Selling Out International

Coming up tomorrow night is the second annual International Washington reception organized by the Trade Alliance and members of International Staff Group–which is a group of international organizations in our region who meet once a month to discuss issues of common interest, coordinate on activities and work on projects like the International Washington Reception.

This post isn’t a shameless plug for the reception because it’s sold out–we can’t fit another person into the place (no really, don’t call–we can’t get you in. Sorry!).   This fact and the incredible diversity of those attending, however, illustrates what we talk about on the international beat of the Prosperity Partnership Blog: our state’s ties to the world are incredibly important economically, socially and culturally.

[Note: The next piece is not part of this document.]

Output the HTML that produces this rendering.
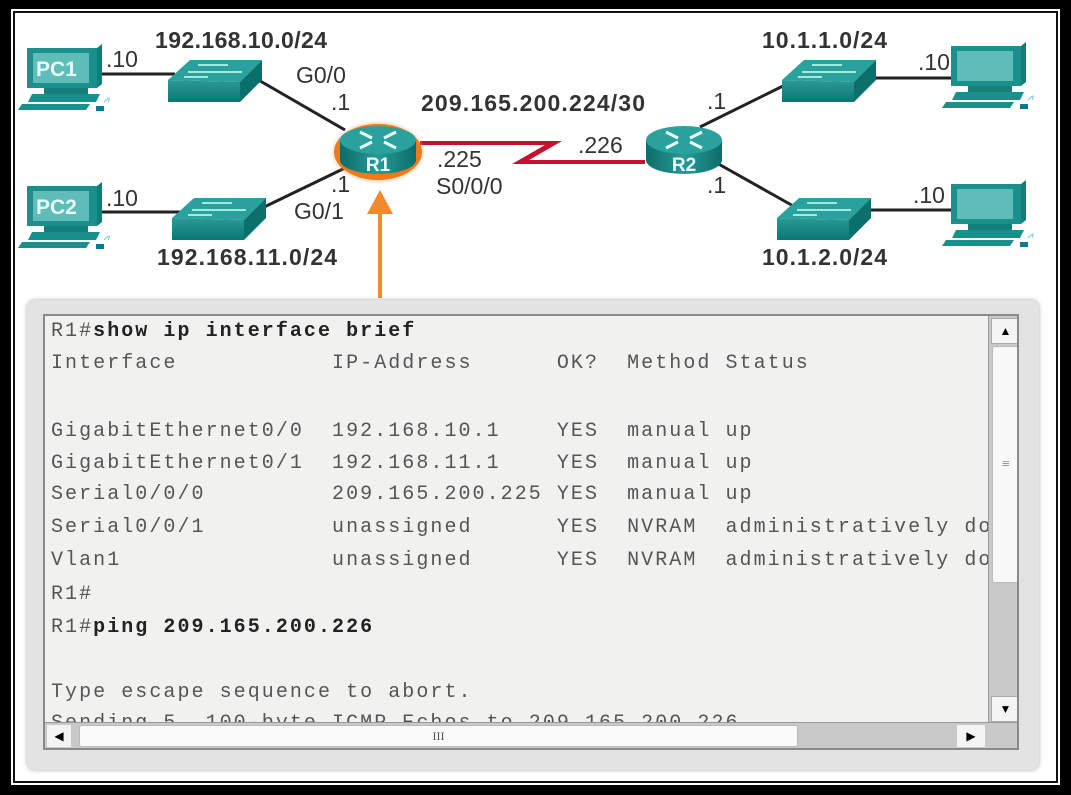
<!DOCTYPE html>
<html><head><meta charset="utf-8"><style>
html,body{margin:0;padding:0;background:#000;}
#wrap{position:relative;width:1071px;height:795px;background:#000;overflow:hidden;}
#frame{position:absolute;left:11px;top:9px;width:1049px;height:776px;background:#fff;}
#frame:after{content:"";position:absolute;left:2px;top:2px;right:2px;bottom:2px;border:2px solid #111;}
#inner{position:absolute;left:17px;top:15px;width:1037px;height:764px;background:#fff;}
svg{position:absolute;left:0;top:0;}
.t{font-family:"Liberation Sans",Arial,sans-serif;font-size:23px;fill:#333;}
.tb{font-family:"Liberation Sans",Arial,sans-serif;font-size:23px;font-weight:bold;fill:#333;}
#panel{position:absolute;left:27px;top:300px;width:1012px;height:470px;background:#e3e3e3;border-radius:8px;box-shadow:0 0 4px #aaa;}
#term{position:absolute;left:43px;top:314px;width:976px;height:436px;background:#f1f1f0;border:2px solid #8a8a8a;box-sizing:border-box;overflow:hidden;}
#txt{position:absolute;left:6px;top:0;font-family:"Liberation Mono",monospace;font-size:20px;letter-spacing:2.05px;color:#555;white-space:pre;line-height:20px;}
#txt div{position:absolute;left:0;}
#txt b{color:#222;}
#vs{position:absolute;left:943px;top:0;width:31px;height:406px;background:#c9c9c9;border-left:1px solid #999;}
#hs{position:absolute;left:0;top:406px;width:974px;height:28px;background:#c9c9c9;border-top:1px solid #999;}
</style></head><body><div id="wrap">
<div id="frame"></div>
<div id="inner"></div>
<svg width="1071" height="300" viewBox="0 0 1071 300">
<defs>
<linearGradient id="sw" x1="0" x2="0" y1="0" y2="1"><stop offset="0" stop-color="#2a9a96"/><stop offset="1" stop-color="#0b7773"/></linearGradient>
<linearGradient id="rt" x1="0" x2="1" y1="0" y2="0"><stop offset="0" stop-color="#0c6d6a"/><stop offset=".5" stop-color="#279a96"/><stop offset="1" stop-color="#0c6d6a"/></linearGradient>
<radialGradient id="glow"><stop offset=".7" stop-color="#f07a1a"/><stop offset="1" stop-color="#f7b27a" stop-opacity="0"/></radialGradient>
<g id="pc">
<path d="M3 4 L73 4 L73 44 L3 44 Z" fill="#1b8f8b"/>
<rect x="9" y="9" width="56" height="30" fill="#5fbcb7"/>
<path d="M73 4 L78 0 L78 40 L73 44Z" fill="#127d79"/>
<rect x="20" y="44" width="44" height="6" fill="#147f7b"/>
<path d="M8 50 L76 50 L72 58 L4 58Z" fill="#1b8f8b"/>
<path d="M-2 60 L66 60 L62 66 L-6 66Z" fill="#1b8f8b"/>
<path d="M80 58 q8 -8 4 0" stroke="#7cc" fill="none"/>
<rect x="72" y="62" width="8" height="5" fill="#179"/>
</g>
<g id="sw1">
<path d="M0 20 L22 0 L94 0 L72 22 Z" fill="#2aa19c"/>
<path d="M0 20 L72 22 L72 42 L0 42Z" fill="url(#sw)"/>
<path d="M72 22 L94 0 L94 20 L72 42Z" fill="#0b6f6b"/>
<path d="M30 5 h30 M20 12 h30 M44 12 h30 M16 17 h24" stroke="#cfe" stroke-width="1.5"/>
</g>
<g id="rtr">
<path d="M-38 -8 L-38 12 A38 14 0 0 0 38 12 L38 -8Z" fill="url(#rt)"/>
<ellipse cx="0" cy="-8" rx="38" ry="14" fill="#2aa19c"/>
<path d="M-18 -16 L-6 -10 M18 -16 L6 -10 M-18 0 L-6 -6 M18 0 L6 -6" stroke="#e8ffff" stroke-width="3"/>
</g>
</defs>
<g stroke="#222" stroke-width="3">
<line x1="98" y1="74" x2="175" y2="74"/>
<line x1="98" y1="212" x2="180" y2="212"/>
<line x1="255" y1="78" x2="345" y2="130"/>
<line x1="258" y1="210" x2="345" y2="168"/>
<line x1="700" y1="127" x2="785" y2="85"/>
<line x1="715" y1="162" x2="795" y2="207"/>
<line x1="870" y1="78" x2="960" y2="78"/>
<line x1="865" y1="210" x2="960" y2="210"/>
</g>
<polygon points="420,141 562,141 529,160 645,160 645,164 512,164 545,145 420,145" fill="#c8102e"/>
<use href="#pc" x="24" y="44"/>
<use href="#pc" x="24" y="182"/>
<use href="#pc" x="948" y="42"/>
<use href="#pc" x="948" y="180"/>
<use href="#sw1" x="168" y="60"/>
<use href="#sw1" x="172" y="198"/>
<use href="#sw1" x="782" y="60"/>
<use href="#sw1" x="777" y="198"/>
<ellipse cx="378" cy="152" rx="48" ry="32" fill="url(#glow)"/>
<ellipse cx="378" cy="152" rx="44" ry="28" fill="#f07a1a"/>
<use href="#rtr" x="378" y="148"/>
<use href="#rtr" x="684" y="148"/>
<text x="378" y="171" text-anchor="middle" class="tb" style="fill:#e8ffff;font-size:19px">R1</text>
<text x="684" y="171" text-anchor="middle" class="tb" style="fill:#e8ffff;font-size:19px">R2</text>
<text x="36" y="76" class="tb" style="fill:#e8ffff;font-size:21px">PC1</text>
<text x="36" y="214" class="tb" style="fill:#e8ffff;font-size:21px">PC2</text>
<line x1="380" y1="298" x2="380" y2="210" stroke="#f08a2a" stroke-width="4"/>
<polygon points="380,190 367,214 393,214" fill="#f08a2a"/>
<text x="155" y="48" class="tb" textLength="172">192.168.10.0/24</text>
<text x="157" y="265" class="tb" textLength="180">192.168.11.0/24</text>
<text x="106" y="67" class="t">.10</text>
<text x="106" y="206" class="t">.10</text>
<text x="296" y="83" class="t">G0/0</text>
<text x="331" y="110" class="t">.1</text>
<text x="331" y="192" class="t">.1</text>
<text x="294" y="219" class="t">G0/1</text>
<text x="421" y="111" class="tb" textLength="224">209.165.200.224/30</text>
<text x="437" y="167" class="t">.225</text>
<text x="436" y="194" class="t">S0/0/0</text>
<text x="578" y="153" class="t">.226</text>
<text x="707" y="109" class="t">.1</text>
<text x="707" y="193" class="t">.1</text>
<text x="762" y="48" class="tb" textLength="125">10.1.1.0/24</text>
<text x="762" y="265" class="tb" textLength="125">10.1.2.0/24</text>
<text x="918" y="70" class="t">.10</text>
<text x="913" y="203" class="t">.10</text>
</svg>
<div id="panel"></div>
<div id="term">
<div id="txt">
<div style="top:6px">R1#<b>show ip interface brief</b></div>
<div style="top:38px">Interface           IP-Address      OK?  Method Status</div>
<div style="top:106px">GigabitEthernet0/0  192.168.10.1    YES  manual up</div>
<div style="top:138px">GigabitEthernet0/1  192.168.11.1    YES  manual up</div>
<div style="top:169px">Serial0/0/0         209.165.200.225 YES  manual up</div>
<div style="top:202px">Serial0/0/1         unassigned      YES  NVRAM  administratively down</div>
<div style="top:235px">Vlan1               unassigned      YES  NVRAM  administratively down</div>
<div style="top:269px">R1#</div>
<div style="top:302px">R1#<b>ping 209.165.200.226</b></div>
<div style="top:367px">Type escape sequence to abort.</div>
<div style="top:398px">Sending 5, 100-byte ICMP Echos to 209.165.200.226</div>
</div>
<div id="vs">
<div style="position:absolute;left:2px;top:2px;width:27px;height:24px;background:#f4f4f4;border:1px solid #aaa;text-align:center;font-size:12px;line-height:24px">▲</div>
<div style="position:absolute;left:3px;top:30px;width:26px;height:235px;background:#f8f8f8;border:1px solid #bbb;border-radius:3px;text-align:center;line-height:235px;color:#777;font-size:14px">≡</div>
<div style="position:absolute;left:2px;top:380px;width:27px;height:24px;background:#f4f4f4;border:1px solid #aaa;text-align:center;font-size:12px;line-height:24px">▼</div>
</div>
<div id="hs">
<div style="position:absolute;left:2px;top:2px;width:24px;height:22px;background:#f4f4f4;text-align:center;font-size:12px;line-height:22px">◀</div>
<div style="position:absolute;left:34px;top:2px;width:717px;height:20px;background:#fafafa;border:1px solid #bbb;border-radius:3px;text-align:center;font-size:12px;color:#555;line-height:20px">III</div>
<div style="position:absolute;left:912px;top:2px;width:28px;height:22px;background:#f4f4f4;text-align:center;font-size:12px;line-height:22px">▶</div>
</div>
</div>
</div></body></html>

We are celebrating all things international at the reception but this year we are especially emphasizing international/global education.   Education is a key part of our state’s international picture. From international students studying in our schools, to creating globally aware students, education plays a key role in economic, social and cultural well being.

More than 14,000 international students study at our state’s universities and colleges. They contribute more than $300 million into the state’s economy each year. These students return home to become leaders in their own communities, creating natural ties between our region and important parts of the world.

Our region is also home to numerous international schools offering intensive language programs, providing students with a needed global perspective. The State Office of Superintendent of Public Instruction has a World Languages Program Supervisor. Unfortunately, last year due to budget cuts, this is now a half-time position. But, it’s still a full time job.  Our children are growing up in an increasingly global society. For our state, which is already so tied internationally, to compete in the future, we must raise children who are globally aware and proficient in foreign languages.

So, even as we celebrate “International Washington” tomorrow night, we also know we have lots of work still to do if we want to be able to compete into the future.